Their Yemen adventure is in tatters. In fact the Houthis have captured Saudi land in three places.
Thus their attempt to portray themselves as the leader of the Sunni and Arab world against a "terrorist" Iran has miserably failed. Tiny Bahrain and starving Sudan were all they could muster. No other Gulf country broke off ties with Iran. Even UAE only downgraded ties. Some more like Qatar and Kuwait have followed suit by recalling ambassadors, but falling short of breaking ties. More to show symbolic support in the short term.
The USA and Europe are confused and now wary of Al Saud's actions and do not blindly endorse them as they did before.
In fact they are now looking towards developing a much stronger and positive engagement with Iran. The Obama administration has sent clear signals on Iran. Sanctions lifting will provide Iran with over a 100 Billion Dollars in currently frozen assets. It's oil out put will increase from 1 million to 2.5 million barrels a day, post sanctions. As a result oil prices will continue South adding to Saudi Arabia's economic woes.
So the Saudis entire strategy to keep Iran isolated has also a failure.
On the economic front the picture is pretty bleak. A failed oil policy to reduce oil prices and force closure of Shale oil and hurt Iran has backfired with oil sliding to the mid thirties much below the 90 dollar benchmark they had planned and budgeted for in 2015.

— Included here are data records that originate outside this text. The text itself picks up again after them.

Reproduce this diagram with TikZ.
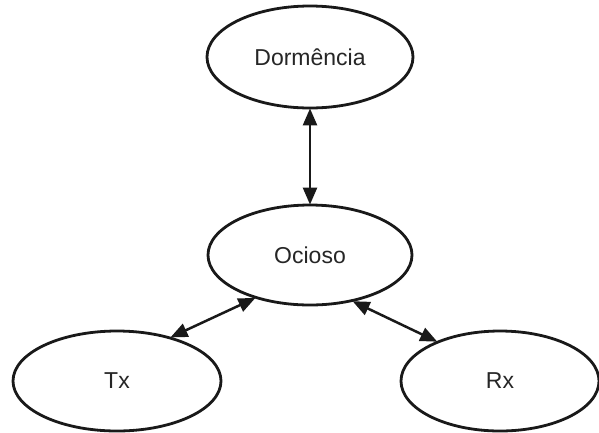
\documentclass[tikz,border=0pt]{standalone}
\usepackage{fontspec}
\setmainfont{Liberation Sans}
\usetikzlibrary{shapes.geometric,arrows.meta}
\begin{document}
\begin{tikzpicture}[x=1pt,y=-1pt,
  state/.style={draw=black!90,line width=2.8pt,ellipse,inner sep=0pt,fill=white,
    font=\fontsize{23}{27}\selectfont,text=black!85},
  link/.style={line width=2.5pt,black!90,{Triangle[length=17pt,width=14pt]}-{Triangle[length=17pt,width=14pt]},shorten <=-1pt,shorten >=-1pt}]
\useasboundingbox (0,0) rectangle (599,432);
\node[state,minimum width=206pt,minimum height=102pt] (dorm) at (310,57) {Dormência};
\node[state,minimum width=204pt,minimum height=100pt] (ocioso) at (310,255) {Ocioso};
\node[state,minimum width=208pt,minimum height=100pt] (tx) at (117,381) {Tx};
\node[state,minimum width=198pt,minimum height=100pt] (rx) at (500,381) {Rx};
\draw[link] (dorm.south) -- (ocioso.north);
\draw[link] (ocioso.218) -- (tx.39);
\draw[link] (ocioso.313) -- (rx.148);
\end{tikzpicture}
\end{document}
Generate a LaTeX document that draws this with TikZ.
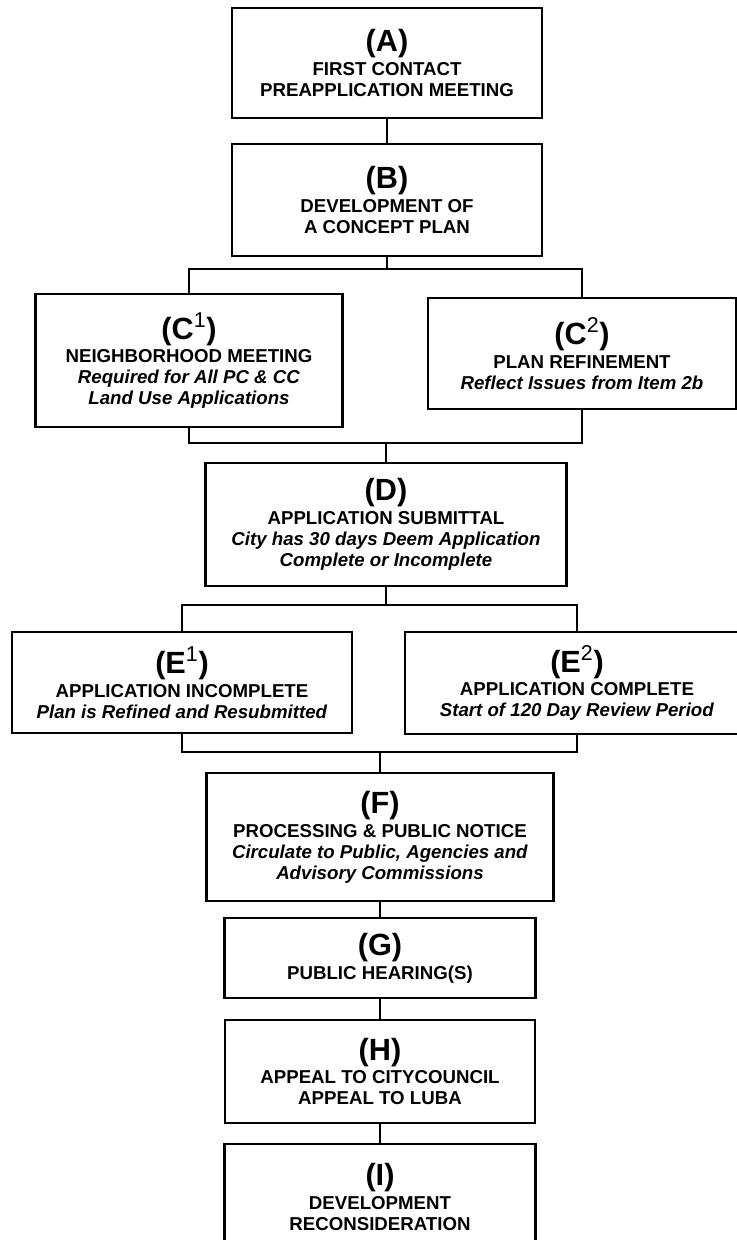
\documentclass[tikz,border=0pt]{standalone}
\usepackage{fontspec}
\setmainfont{Liberation Sans}
\usepackage{tikz}

\begin{document}
\begin{tikzpicture}[x=0.75pt, y=-0.75pt,
    stage/.style={draw, line width=1.8pt, inner sep=0pt, align=center,
        font=\bfseries\fontsize{14}{15.75}\selectfont},
    link/.style={line width=1.3pt}]
    \clip (0,0) rectangle (737,1240);
    % steps
    \node[stage, minimum width=232.5pt, minimum height=82.5pt] (A) at (387,63)
        {{\fontsize{23}{23}\selectfont (A)}\\[2pt] FIRST CONTACT\\ PREAPPLICATION MEETING};
    \node[stage, minimum width=232.5pt, minimum height=84pt] (B) at (387,200)
        {{\fontsize{23}{23}\selectfont (B)}\\[2pt] DEVELOPMENT OF\\ A CONCEPT PLAN};
    \node[stage, minimum width=230.25pt, minimum height=99.75pt] (C1) at (189,360.5)
        {{\fontsize{23}{23}\selectfont (C\textsuperscript{\mdseries 1})}\\[2pt] NEIGHBORHOOD MEETING\\ \textit{Required for All PC \& CC}\\ \textit{Land Use Applications}};
    \node[stage, minimum width=231pt, minimum height=83.25pt] (C2) at (582,353.5)
        {{\fontsize{23}{23}\selectfont (C\textsuperscript{\mdseries 2})}\\[2pt] PLAN REFINEMENT\\ \textit{Reflect Issues from Item 2b}};
    \node[stage, minimum width=270.75pt, minimum height=92.25pt] (D) at (386,524.5)
        {{\fontsize{23}{23}\selectfont (D)}\\[2pt] APPLICATION SUBMITTAL\\ \textit{City has 30 days Deem Application}\\ \textit{Complete or Incomplete}};
    \node[stage, minimum width=255pt, minimum height=75.75pt] (E1) at (182,682.5)
        {{\fontsize{23}{23}\selectfont (E\textsuperscript{\mdseries 1})}\\[2pt] APPLICATION INCOMPLETE\\ \textit{Plan is Refined and Resubmitted}};
    \node[stage, minimum width=258pt, minimum height=76.5pt] (E2) at (577,683)
        {{\fontsize{23}{23}\selectfont (E\textsuperscript{\mdseries 2})}\\[2pt] APPLICATION COMPLETE\\ \textit{Start of 120 Day Review Period}};
    \node[stage, minimum width=260.25pt, minimum height=96pt] (F) at (380,837)
        {{\fontsize{23}{23}\selectfont (F)}\\[2pt] PROCESSING \& PUBLIC NOTICE\\ \textit{Circulate to Public, Agencies and}\\ \textit{Advisory Commissions}};
    \node[stage, minimum width=233.25pt, minimum height=60pt] (G) at (380,958)
        {{\fontsize{23}{23}\selectfont (G)}\\[2pt] PUBLIC HEARING(S)};
    \node[stage, minimum width=232.5pt, minimum height=77.25pt] (H) at (380,1071.5)
        {{\fontsize{23}{23}\selectfont (H)}\\[2pt] APPEAL TO CITYCOUNCIL\\ APPEAL TO LUBA};
    \node[stage, minimum width=233.25pt, minimum height=79.5pt] (I) at (380,1197)
        {{\fontsize{23}{23}\selectfont (I)}\\[2pt] DEVELOPMENT\\ RECONSIDERATION};
    % branch points
    \coordinate (splitC) at (387,269);
    \coordinate (joinC) at (386,443);
    \coordinate (splitE) at (386,605);
    \coordinate (joinE) at (380,752);
    % connectors
    \draw[link] (A.south) -- (B.north);
    \draw[link] (B.south) -- (splitC);
    \draw[link] (C1.north) |- (splitC) -| (C2.north);
    \draw[link] (C1.south) |- (joinC) -| (C2.south);
    \draw[link] (joinC) -- (D.north);
    \draw[link] (D.south) -- (splitE);
    \draw[link] (E1.north) |- (splitE) -| (E2.north);
    \draw[link] (E1.south) |- (joinE) -| (E2.south);
    \draw[link] (joinE) -- (F.north);
    \draw[link] (F.south) -- (G.north);
    \draw[link] (G.south) -- (H.north);
    \draw[link] (H.south) -- (I.north);
\end{tikzpicture}
\end{document}
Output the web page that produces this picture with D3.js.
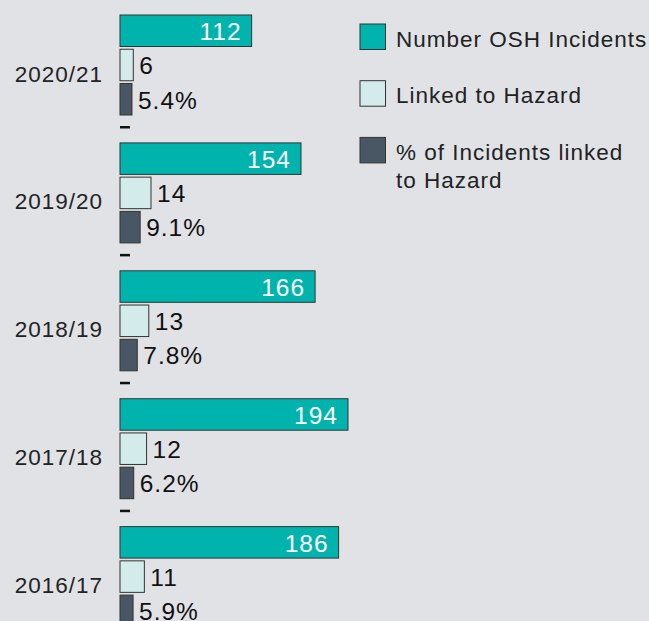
<!DOCTYPE html>
<html>
<head>
<meta charset="utf-8">
<script src="https://cdn.jsdelivr.net/npm/d3@7"></script>
<style>
  body { margin: 0; background: #e1e2e6; }
  svg { display: block; font-family: "Liberation Sans", Arial, sans-serif; }
</style>
</head>
<body>
<svg></svg>
<script>
const WIDTH = 649;
const HEIGHT = 621;

// data
const years = ['2020/21', '2019/20', '2018/19', '2017/18', '2016/17'];
const incidents = [112, 154, 166, 194, 186];
const linked = [6, 14, 13, 12, 11];
const pctLinked = [5.4, 9.1, 7.8, 6.2, 5.9];
const legendLabels = ['Number OSH Incidents', 'Linked to Hazard', '% of Incidents linked to Hazard'];

const COLORS = ['#00b4ad', '#d3ebea', '#495663'];
const STROKE = '#333';

const svg = d3.select('svg').attr('width', WIDTH).attr('height', HEIGHT);
svg.append('rect').attr('width', WIDTH).attr('height', HEIGHT).attr('fill', '#e1e2e6');

const y = d3.scaleBand().domain(years).range([15, 15 + 5 * 127.9]);
const sub = d3.scaleBand().domain(['count', 'linked', 'pct']).range([0, 100]).paddingInner(0.08);

const x = d3.scaleLinear().domain([0, 194]).range([120, 348]);
// the small series are drawn on their own, stretched scale
const xSmall = d3.scaleLinear().domain([0, 14]).range([120, 151]);

const rows = years.map((yr, i) => ({
  year: yr,
  incidents: incidents[i],
  linked: linked[i],
  pct: pctLinked[i]
}));

const g = svg.selectAll('g.year')
  .data(rows)
  .enter()
  .append('g')
  .attr('class', 'year')
  .attr('transform', d => `translate(0,${y(d.year)})`);

// year label
g.append('text')
  .attr('x', 103)
  .attr('y', 58.5)
  .attr('dy', '0.36em')
  .attr('text-anchor', 'end')
  .attr('font-size', 22.5)
  .attr('letter-spacing', 1)
  .attr('fill', '#222')
  .text(d => d.year);

// incidents bar
g.append('rect')
  .attr('x', x(0))
  .attr('y', sub('count'))
  .attr('width', d => x(d.incidents) - x(0))
  .attr('height', sub.bandwidth())
  .attr('fill', COLORS[0])
  .attr('stroke', STROKE);

g.append('text')
  .attr('x', d => x(d.incidents) - 10)
  .attr('y', sub('count') + sub.bandwidth() / 2)
  .attr('dy', '0.38em')
  .attr('text-anchor', 'end')
  .attr('font-size', 24.5)
  .attr('letter-spacing', 1)
  .attr('fill', '#fff')
  .text(d => d.incidents);

// linked bar
g.append('rect')
  .attr('x', xSmall(0))
  .attr('y', sub('linked'))
  .attr('width', d => xSmall(d.linked) - xSmall(0))
  .attr('height', sub.bandwidth())
  .attr('fill', COLORS[1])
  .attr('stroke', STROKE);

g.append('text')
  .attr('x', d => xSmall(d.linked) + 6)
  .attr('y', sub('linked') + sub.bandwidth() / 2)
  .attr('dy', '0.38em')
  .attr('font-size', 24.5)
  .attr('letter-spacing', 1)
  .attr('fill', '#111')
  .text(d => d.linked);

// percent bar
g.append('rect')
  .attr('x', xSmall(0))
  .attr('y', sub('pct'))
  .attr('width', d => xSmall(d.pct) - xSmall(0))
  .attr('height', sub.bandwidth())
  .attr('fill', COLORS[2])
  .attr('stroke', STROKE);

g.append('text')
  .attr('x', d => xSmall(d.pct) + 6)
  .attr('y', sub('pct') + sub.bandwidth() / 2)
  .attr('dy', '0.38em')
  .attr('font-size', 24.5)
  .attr('letter-spacing', 1)
  .attr('fill', '#111')
  .text(d => d.pct.toFixed(1) + '%');

// little separator dash under each group (not after the last one)
g.filter((d, i) => i < years.length - 1)
  .append('rect')
  .attr('x', 120)
  .attr('y', 111)
  .attr('width', 10)
  .attr('height', 2.5)
  .attr('fill', '#111');

// legend
const legend = svg.append('g').attr('transform', 'translate(360,24)');
const item = legend.selectAll('g')
  .data(legendLabels)
  .enter()
  .append('g')
  .attr('transform', (d, i) => `translate(0,${i * 56.7})`);

item.append('rect')
  .attr('width', 25.5)
  .attr('height', 25.5)
  .attr('fill', (d, i) => COLORS[i])
  .attr('stroke', STROKE);

const legendText = item.append('text')
  .attr('x', 36)
  .attr('y', 22.5)
  .attr('font-size', 22.5)
  .attr('letter-spacing', 1)
  .attr('fill', '#222');

legendText.each(function(d) {
  const t = d3.select(this);
  const lines = d === '% of Incidents linked to Hazard' ? ['% of Incidents linked', 'to Hazard'] : [d];
  lines.forEach((l, j) => {
    t.append('tspan').attr('x', 36).attr('dy', j === 0 ? 0 : 28).text(l);
  });
});
</script>
</body>
</html>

According to Bloomberg, Saudi Arabia may run through its Sovereign Fund in 5 years at current and projected budget deficits. As of today it has reduced from 650 Billion to 520 billion. So either oil prices rise or they cut expenses and spending. The latter laden with serious internal political consequences where a young massively unemployed population is becoming more restive.
And on top of all this misery and pressures are DAESH, baying and barking at their doorsteps, sensing blood and a kill. A 600 long kilometer border with Daesh held Iraqi territory must be giving them nightmares.
Thus the Al Saud are desperate and hence dangerous and their actions fraught with grave consequences.
Will sanity return to them? Will they allow deep reform in their own country and give up much of their power to their own people? Unlikely.
No Dictator or Military strongman or Monarch has willingly given up power in recent times. On the contrary they resort to even greater violence and draconian measures to remain in power. Shah of Iran, Qaddafi. Saddam. Hosni Mubarak. Ben Ali to name a few. Each either fled or tried to flee and or faced the wrath of their people.
So doesn't it make sense to create conditions for a more peaceful and or less violent transfer before the inevitable happens and they have to flee and leave the country in the hands of a DAESH like entity ?
It really is not about whether one is Sunni or Shia, a supporter of the Al Saud or an opponent. It's about what happens after them.
Who will emerge victorious from this
madness? Iran or the Al
Saud. I personally don’t see Iran coming out of this any worse for the
wear. But one does see the very real possibility of the Al Saud going down in
flames taking with them the last vestiges and semblance of Muslim unity,
leaving the world to deal with the nightmarish scenario of a DAESH like
structure replacing them.
Unless, of course, better sense
prevails and the Arabian Peninsula transforms itself from a monarchy into a
democracy before the wolves come in as they did in Syria and Iraq!